**EXERCISE PROMPT:** Your task is to repeat the lines below exactly, excluding any pictures they contain.

**DATA SEGMENT:**
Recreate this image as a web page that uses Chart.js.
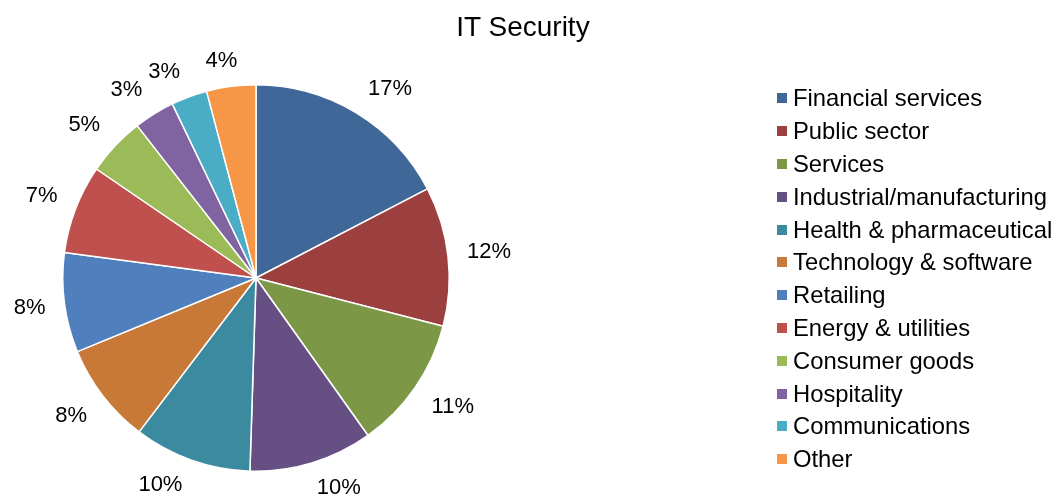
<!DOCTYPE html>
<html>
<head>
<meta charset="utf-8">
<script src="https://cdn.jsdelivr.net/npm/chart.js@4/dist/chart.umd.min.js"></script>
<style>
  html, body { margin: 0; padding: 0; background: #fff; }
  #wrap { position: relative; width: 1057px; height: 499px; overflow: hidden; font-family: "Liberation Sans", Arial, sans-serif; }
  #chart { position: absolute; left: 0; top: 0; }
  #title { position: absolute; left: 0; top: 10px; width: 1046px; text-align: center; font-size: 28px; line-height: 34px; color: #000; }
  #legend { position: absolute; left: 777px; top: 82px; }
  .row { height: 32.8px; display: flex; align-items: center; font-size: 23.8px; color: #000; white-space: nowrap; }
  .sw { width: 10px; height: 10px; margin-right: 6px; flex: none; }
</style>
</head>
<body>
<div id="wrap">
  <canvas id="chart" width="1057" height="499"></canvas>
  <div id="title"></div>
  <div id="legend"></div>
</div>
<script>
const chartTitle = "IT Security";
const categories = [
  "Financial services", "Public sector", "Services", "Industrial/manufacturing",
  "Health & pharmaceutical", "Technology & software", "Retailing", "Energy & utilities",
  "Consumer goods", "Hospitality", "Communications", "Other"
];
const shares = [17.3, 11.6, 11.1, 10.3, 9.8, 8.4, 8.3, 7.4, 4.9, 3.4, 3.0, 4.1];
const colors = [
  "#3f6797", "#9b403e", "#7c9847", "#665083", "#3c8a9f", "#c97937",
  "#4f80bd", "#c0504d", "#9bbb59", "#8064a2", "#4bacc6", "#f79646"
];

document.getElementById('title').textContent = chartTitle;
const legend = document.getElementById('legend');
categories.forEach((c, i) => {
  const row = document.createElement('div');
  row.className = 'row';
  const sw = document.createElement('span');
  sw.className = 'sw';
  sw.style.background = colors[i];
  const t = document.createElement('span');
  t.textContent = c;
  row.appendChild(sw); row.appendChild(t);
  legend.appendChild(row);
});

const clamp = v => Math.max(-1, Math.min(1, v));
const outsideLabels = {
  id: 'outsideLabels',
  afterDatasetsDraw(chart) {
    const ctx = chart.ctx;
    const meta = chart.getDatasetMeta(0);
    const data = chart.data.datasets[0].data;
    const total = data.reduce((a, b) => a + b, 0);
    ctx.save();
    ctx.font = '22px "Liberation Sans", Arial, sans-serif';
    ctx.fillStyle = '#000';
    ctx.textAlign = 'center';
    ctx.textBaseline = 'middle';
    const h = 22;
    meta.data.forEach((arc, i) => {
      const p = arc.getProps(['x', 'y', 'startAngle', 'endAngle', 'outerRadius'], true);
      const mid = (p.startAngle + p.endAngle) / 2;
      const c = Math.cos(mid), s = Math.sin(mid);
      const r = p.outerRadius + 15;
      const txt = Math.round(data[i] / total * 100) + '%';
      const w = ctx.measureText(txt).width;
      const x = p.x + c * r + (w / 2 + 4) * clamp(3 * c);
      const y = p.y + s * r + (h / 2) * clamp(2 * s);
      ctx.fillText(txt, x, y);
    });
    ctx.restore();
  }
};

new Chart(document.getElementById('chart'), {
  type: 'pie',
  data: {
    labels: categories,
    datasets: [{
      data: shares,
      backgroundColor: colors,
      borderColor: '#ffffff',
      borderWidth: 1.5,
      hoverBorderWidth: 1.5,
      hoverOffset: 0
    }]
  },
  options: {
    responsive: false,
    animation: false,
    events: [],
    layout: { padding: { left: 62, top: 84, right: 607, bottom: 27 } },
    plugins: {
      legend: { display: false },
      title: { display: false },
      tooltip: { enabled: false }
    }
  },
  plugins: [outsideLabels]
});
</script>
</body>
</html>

**FINISHED ANSWER:**
Recreate this image as a web page that uses Chart.js.
<!DOCTYPE html>
<html>
<head>
<meta charset="utf-8">
<script src="https://cdn.jsdelivr.net/npm/chart.js@4/dist/chart.umd.min.js"></script>
<style>
  html, body { margin: 0; padding: 0; background: #fff; }
  #wrap { position: relative; width: 1057px; height: 499px; overflow: hidden; font-family: "Liberation Sans", Arial, sans-serif; }
  #chart { position: absolute; left: 0; top: 0; }
  #title { position: absolute; left: 0; top: 10px; width: 1046px; text-align: center; font-size: 28px; line-height: 34px; color: #000; }
  #legend { position: absolute; left: 777px; top: 82px; }
  .row { height: 32.8px; display: flex; align-items: center; font-size: 23.8px; color: #000; white-space: nowrap; }
  .sw { width: 10px; height: 10px; margin-right: 6px; flex: none; }
</style>
</head>
<body>
<div id="wrap">
  <canvas id="chart" width="1057" height="499"></canvas>
  <div id="title"></div>
  <div id="legend"></div>
</div>
<script>
const chartTitle = "IT Security";
const categories = [
  "Financial services", "Public sector", "Services", "Industrial/manufacturing",
  "Health & pharmaceutical", "Technology & software", "Retailing", "Energy & utilities",
  "Consumer goods", "Hospitality", "Communications", "Other"
];
const shares = [17.3, 11.6, 11.1, 10.3, 9.8, 8.4, 8.3, 7.4, 4.9, 3.4, 3.0, 4.1];
const colors = [
  "#3f6797", "#9b403e", "#7c9847", "#665083", "#3c8a9f", "#c97937",
  "#4f80bd", "#c0504d", "#9bbb59", "#8064a2", "#4bacc6", "#f79646"
];

document.getElementById('title').textContent = chartTitle;
const legend = document.getElementById('legend');
categories.forEach((c, i) => {
  const row = document.createElement('div');
  row.className = 'row';
  const sw = document.createElement('span');
  sw.className = 'sw';
  sw.style.background = colors[i];
  const t = document.createElement('span');
  t.textContent = c;
  row.appendChild(sw); row.appendChild(t);
  legend.appendChild(row);
});

const clamp = v => Math.max(-1, Math.min(1, v));
const outsideLabels = {
  id: 'outsideLabels',
  afterDatasetsDraw(chart) {
    const ctx = chart.ctx;
    const meta = chart.getDatasetMeta(0);
    const data = chart.data.datasets[0].data;
    const total = data.reduce((a, b) => a + b, 0);
    ctx.save();
    ctx.font = '22px "Liberation Sans", Arial, sans-serif';
    ctx.fillStyle = '#000';
    ctx.textAlign = 'center';
    ctx.textBaseline = 'middle';
    const h = 22;
    meta.data.forEach((arc, i) => {
      const p = arc.getProps(['x', 'y', 'startAngle', 'endAngle', 'outerRadius'], true);
      const mid = (p.startAngle + p.endAngle) / 2;
      const c = Math.cos(mid), s = Math.sin(mid);
      const r = p.outerRadius + 15;
      const txt = Math.round(data[i] / total * 100) + '%';
      const w = ctx.measureText(txt).width;
      const x = p.x + c * r + (w / 2 + 4) * clamp(3 * c);
      const y = p.y + s * r + (h / 2) * clamp(2 * s);
      ctx.fillText(txt, x, y);
    });
    ctx.restore();
  }
};

new Chart(document.getElementById('chart'), {
  type: 'pie',
  data: {
    labels: categories,
    datasets: [{
      data: shares,
      backgroundColor: colors,
      borderColor: '#ffffff',
      borderWidth: 1.5,
      hoverBorderWidth: 1.5,
      hoverOffset: 0
    }]
  },
  options: {
    responsive: false,
    animation: false,
    events: [],
    layout: { padding: { left: 62, top: 84, right: 607, bottom: 27 } },
    plugins: {
      legend: { display: false },
      title: { display: false },
      tooltip: { enabled: false }
    }
  },
  plugins: [outsideLabels]
});
</script>
</body>
</html>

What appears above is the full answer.